Sunday, January 16, 2011

Brian Eno Series, #6: Brian Eno- Ambient 1: Music for Airports (1978) MP3 & FLAC

One of the most intriguing aspects of Brian Eno's Ambient work is its acknowledgment of the functionality of art rather than simply its purpose. Traditionally, a work of art assumes an engaged audience; in other words, the purpose (and perceived value) of an artwork relates to its status as an object of aesthetic and/or intellectual contemplation. All of the reviews I've written (and will write) for this blog operate on this assumption. However, Eno's Ambient work attempts to explore the functionality of an artwork. To do so, Eno hit on the idea of a form of music that would be complex enough to reward the contemplative listener at louder volumes, but would, at lower volumes, function more as an acoustic texture or color, blending into the background of an environment, not as mere background noise but as a textural element creating the kind of ambiance a painting, a sculpture, or even a bookcase full of books lends to a space even when not an object of direct attention. Ambient 1: Music for Airports has much to offer the listener in terms of both purpose and function, so don't be fooled; this is very listenable and often very evocative music that is well worth your time.

Ambient 1: Music for Airports (2004 Remastered Edition)
1. 1/1 (Acoustic & Electric Piano, Synthesizer)  (17:21)
2. 2/1 (Vocals, Synthesizer)  (8:54)
3. 1/2 (Vocals, Acoustic Piano)  (12:07)
4. 2/2 (Synthesizer)  (9:38)


  1. I think you nailed it with your review. Eno is not an artist that a listener can easily appreciate with a casual listen. It requires work. Just speaking from my experience! Also, Eno was an audio engineer first. He has written on how the stereo experience can be adjusted and expanded. I have tried his advice and it really changed my audio for the better.

  2. Thanks scurfie, I've always thought of Eno as an artist, philosopher and scientist all mixed into one. This gives him a pretty unique vantage point on the creative process and the results of that process.

  3. btw, this was a particularly hard one to write a review for. It seemed as if all the typical moves one makes in a record review had no relevance for this album, which might, come to think of it, be an indicator that Eno was on to something.

  4. the album is of one of those moments like autobahn, that you realise after many listens, that so much began from here. this is very good. about as good as it gets

  5. charlesp, great comment and I completely agree!

  6. Thanks for this post, but can you tell me why a file labeled 'lossless' has a log indicating output at 128Kbps?

  7. my friend, you made my day with all this of brian eno, i found your blog and i'm very happy, thanks a lot.

    greetings from aguascalientes, méxico

  8. juan, great to hear from you. I'm glad you found the blog and all the Eno posts!

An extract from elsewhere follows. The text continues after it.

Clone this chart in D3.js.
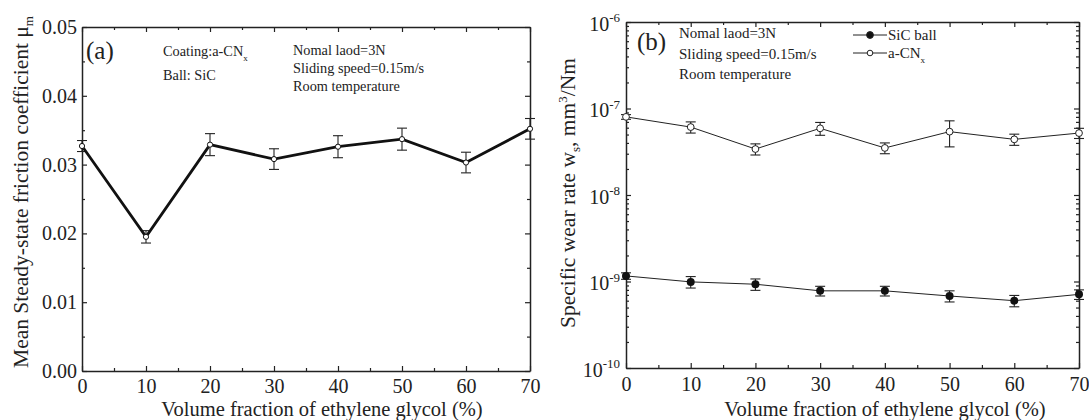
<!DOCTYPE html>
<html>
<head>
<meta charset="utf-8">
<script src="https://cdn.jsdelivr.net/npm/d3@7"></script>
<style>
  body { margin: 0; background: #fff; }
  svg text { font-family: "Liberation Serif", "Times New Roman", serif; }
  .domain { stroke: #222; stroke-width: 1.5; }
  .tick line { stroke: #222; stroke-width: 1.2; }
</style>
</head>
<body>
<svg id="chart" width="1089" height="420"></svg>
<script>
const glycol = [0, 10, 20, 30, 40, 50, 60, 70];
const xTicks = [0, 10, 20, 30, 40, 50, 60, 70];

// panel (a)
const frictionMean = [0.0327, 0.0195, 0.0329, 0.0308, 0.0326, 0.0337, 0.0303, 0.0352];
const frictionErr = [0.0008, 0.0009, 0.0016, 0.0015, 0.0016, 0.0016, 0.0015, 0.0015];
const frictionTicks = [0.00, 0.01, 0.02, 0.03, 0.04, 0.05];

// panel (b)
const sicWear = [1.16e-9, 9.9e-10, 9.3e-10, 7.8e-10, 7.8e-10, 6.8e-10, 6.0e-10, 7.1e-10];
const sicErr = [1.0e-10, 1.5e-10, 1.4e-10, 1.0e-10, 1.0e-10, 1.0e-10, 0.9e-10, 0.9e-10];
const cnWear = [8.0e-8, 6.1e-8, 3.4e-8, 5.9e-8, 3.5e-8, 5.4e-8, 4.4e-8, 5.2e-8];
const cnErr = [0.5e-8, 0.9e-8, 0.5e-8, 1.0e-8, 0.5e-8, 1.8e-8, 0.65e-8, 0.7e-8];
const wearDecades = [-10, -9, -8, -7, -6];

const serif = "'Liberation Serif', 'Times New Roman', serif";
const svg = d3.select("#chart");

function frame(x, y, majorY, minorY, xPad) {
    const [x0, x1] = x.range();
    const [y0, y1] = y.range();
    const g = svg.append("g");
    const xMinor = d3.range(5, 70, 10);

    // bottom, with labels
    g.append("g").attr("transform", `translate(0,${y0})`)
        .call(d3.axisBottom(x).tickValues(xTicks).tickSizeInner(-5).tickSizeOuter(0).tickPadding(xPad).tickFormat(d3.format("d")))
        .call(s => s.selectAll("text").attr("font-size", 20).attr("fill", "#222"));
    g.append("g").attr("transform", `translate(0,${y0})`)
        .call(d3.axisBottom(x).tickValues(xMinor).tickSizeInner(-3).tickSizeOuter(0).tickFormat(""))
        .call(s => s.select(".domain").remove());
    // top mirror
    g.append("g").attr("transform", `translate(0,${y1})`)
        .call(d3.axisTop(x).tickValues(xTicks).tickSizeInner(-5).tickSizeOuter(0).tickFormat(""));
    g.append("g").attr("transform", `translate(0,${y1})`)
        .call(d3.axisTop(x).tickValues(xMinor).tickSizeInner(-3).tickSizeOuter(0).tickFormat(""))
        .call(s => s.select(".domain").remove());

    // left with labels
    const left = g.append("g").attr("transform", `translate(${x0},0)`)
        .call(majorY(d3.axisLeft(y)).tickSizeInner(-5).tickSizeOuter(0).tickPadding(5));
    left.selectAll("text").attr("font-size", 20).attr("fill", "#222");
    g.append("g").attr("transform", `translate(${x0},0)`)
        .call(d3.axisLeft(y).tickValues(minorY).tickSizeInner(-3).tickSizeOuter(0).tickFormat(""))
        .call(s => s.select(".domain").remove());
    // right mirror
    g.append("g").attr("transform", `translate(${x1},0)`)
        .call(majorY(d3.axisRight(y)).tickSizeInner(-5).tickSizeOuter(0).tickFormat(""));
    g.append("g").attr("transform", `translate(${x1},0)`)
        .call(d3.axisRight(y).tickValues(minorY).tickSizeInner(-3).tickSizeOuter(0).tickFormat(""))
        .call(s => s.select(".domain").remove());
    return left;
}

function errorBars(g, x, y, vals, errs, cap) {
    const eb = g.append("g").attr("stroke", "#222").attr("stroke-width", 1.1);
    vals.forEach((v, i) => {
        const cx = x(glycol[i]);
        const lo = y(v - errs[i]), hi = y(v + errs[i]);
        eb.append("line").attr("x1", cx).attr("x2", cx).attr("y1", lo).attr("y2", hi);
        eb.append("line").attr("x1", cx - cap).attr("x2", cx + cap).attr("y1", lo).attr("y2", lo);
        eb.append("line").attr("x1", cx - cap).attr("x2", cx + cap).attr("y1", hi).attr("y2", hi);
    });
}

// ---------- panel (a) ----------
const xa = d3.scaleLinear().domain([0, 70]).range([82, 530]);
const ya = d3.scaleLinear().domain([0, 0.05]).range([371, 27]);

frame(xa, ya, a => a.tickValues(frictionTicks).tickFormat(d3.format(".2f")), d3.range(0.005, 0.05, 0.01), 8);

const ga = svg.append("g");
errorBars(ga, xa, ya, frictionMean, frictionErr, 5);
ga.append("path")
    .datum(frictionMean)
    .attr("fill", "none")
    .attr("stroke", "#111")
    .attr("stroke-width", 2.8)
    .attr("d", d3.line().x((d, i) => xa(glycol[i])).y(d => ya(d)));
ga.selectAll("circle").data(frictionMean).enter().append("circle")
    .attr("cx", (d, i) => xa(glycol[i]))
    .attr("cy", d => ya(d))
    .attr("r", 2.6)
    .attr("fill", "#fff")
    .attr("stroke", "#111")
    .attr("stroke-width", 1);

ga.append("text").attr("x", 86).attr("y", 59).attr("font-size", 25).attr("fill", "#222").text("(a)");
const coat = ga.append("text").attr("x", 163).attr("y", 56).attr("font-size", 14.3).attr("fill", "#222").text("Coating:a-CN");
coat.append("tspan").attr("dy", 5).attr("font-size", 9).text("x");
ga.append("text").attr("x", 163).attr("y", 80).attr("font-size", 14.3).attr("fill", "#222").text("Ball: SiC");
["Nomal laod=3N", "Sliding speed=0.15m/s", "Room temperature"].forEach((t, i) => {
    ga.append("text").attr("x", 293).attr("y", 55 + i * 18).attr("font-size", 14.3).attr("fill", "#222").text(t);
});

const yla = ga.append("text")
    .attr("transform", "translate(28,192) rotate(-90)")
    .attr("text-anchor", "middle")
    .attr("font-size", 21.5)
    .attr("fill", "#222")
    .text("Mean Steady-state friction coefficient \u03bc");
yla.append("tspan").attr("dy", 5).attr("font-size", 13).text("m");

ga.append("text").attr("x", 322).attr("y", 416).attr("text-anchor", "middle")
    .attr("font-size", 20.5).attr("fill", "#222").text("Volume fraction of ethylene glycol (%)");

// ---------- panel (b) ----------
const xb = d3.scaleLinear().domain([0, 70]).range([626, 1079]);
const yb = d3.scaleLog().domain([1e-10, 1e-6]).range([368, 22]);

const logMinor = [];
wearDecades.slice(0, -1).forEach(e => {
    for (let m = 2; m <= 9; m++) logMinor.push(m * Math.pow(10, e));
});

const leftB = frame(xb, yb, a => a.tickValues(wearDecades.map(e => Math.pow(10, e))).tickFormat(() => "10"), logMinor, 9);
leftB.selectAll(".tick text").each(function(d) {
    const t = d3.select(this);
    t.append("tspan").attr("dy", "-0.65em").attr("font-size", 13).text(Math.round(Math.log10(d)));
});
leftB.selectAll(".tick text").attr("dy", "0.4em").attr("x", -6);

const gb = svg.append("g");
errorBars(gb, xb, yb, sicWear, sicErr, 5);
errorBars(gb, xb, yb, cnWear, cnErr, 5);
const lineB = d3.line().x((d, i) => xb(glycol[i])).y(d => yb(d));
gb.append("path").datum(sicWear).attr("fill", "none").attr("stroke", "#222").attr("stroke-width", 1).attr("d", lineB);
gb.append("path").datum(cnWear).attr("fill", "none").attr("stroke", "#222").attr("stroke-width", 1).attr("d", lineB);
gb.append("g").selectAll("circle").data(sicWear).enter().append("circle")
    .attr("cx", (d, i) => xb(glycol[i])).attr("cy", d => yb(d))
    .attr("r", 4).attr("fill", "#111");
gb.append("g").selectAll("circle").data(cnWear).enter().append("circle")
    .attr("cx", (d, i) => xb(glycol[i])).attr("cy", d => yb(d))
    .attr("r", 3.4).attr("fill", "#fff").attr("stroke", "#222").attr("stroke-width", 1);

gb.append("text").attr("x", 637).attr("y", 50).attr("font-size", 25).attr("fill", "#222").text("(b)");
["Nomal laod=3N", "Sliding speed=0.15m/s", "Room temperature"].forEach((t, i) => {
    gb.append("text").attr("x", 679).attr("y", 38 + i * 20.5).attr("font-size", 15).attr("fill", "#222").text(t);
});

// legend
const legend = gb.append("g");
[["SiC ball", true], ["a-CN", false]].forEach(([name, filled], i) => {
    const ly = 35 + i * 18;
    legend.append("line").attr("x1", 853).attr("x2", 887).attr("y1", ly).attr("y2", ly).attr("stroke", "#222");
    legend.append("circle").attr("cx", 870).attr("cy", ly).attr("r", filled ? 3.4 : 2.8)
        .attr("fill", filled ? "#111" : "#fff").attr("stroke", "#222");
    const t = legend.append("text").attr("x", 888).attr("y", ly + 5).attr("font-size", 15).attr("fill", "#222").text(name);
    if (!filled) t.append("tspan").attr("dy", 5).attr("font-size", 9).text("x");
});

const ylb = gb.append("text")
    .attr("transform", "translate(575,193) rotate(-90)")
    .attr("text-anchor", "middle")
    .attr("font-size", 21.5)
    .attr("fill", "#222")
    .text("Specific wear rate w");
ylb.append("tspan").attr("dy", 5).attr("font-size", 13).text("s");
ylb.append("tspan").attr("dy", -5).text(", mm");
ylb.append("tspan").attr("dy", -8).attr("font-size", 13).text("3");
ylb.append("tspan").attr("dy", 8).text("/Nm");

gb.append("text").attr("x", 885).attr("y", 416).attr("text-anchor", "middle")
    .attr("font-size", 20.5).attr("fill", "#222").text("Volume fraction of ethylene glycol (%)");

// axis groups carry their own sans-serif family; override everywhere
svg.selectAll("g").attr("font-family", serif);
svg.selectAll("text").attr("font-family", serif);
</script>
</body>
</html>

  9. I was looking for this record online and happened to find it on your blog, which I loved. Your words are very true, this is totally worth listening, not only as an experiment, but also as a carefully conceived piece of music, Even though time has passed and many other types of music have appeared, hopefully there will always be someone willing to explore and find these records. And hopefully this blog will be around to help.

    Greetings from Monterrey, also in Mexico.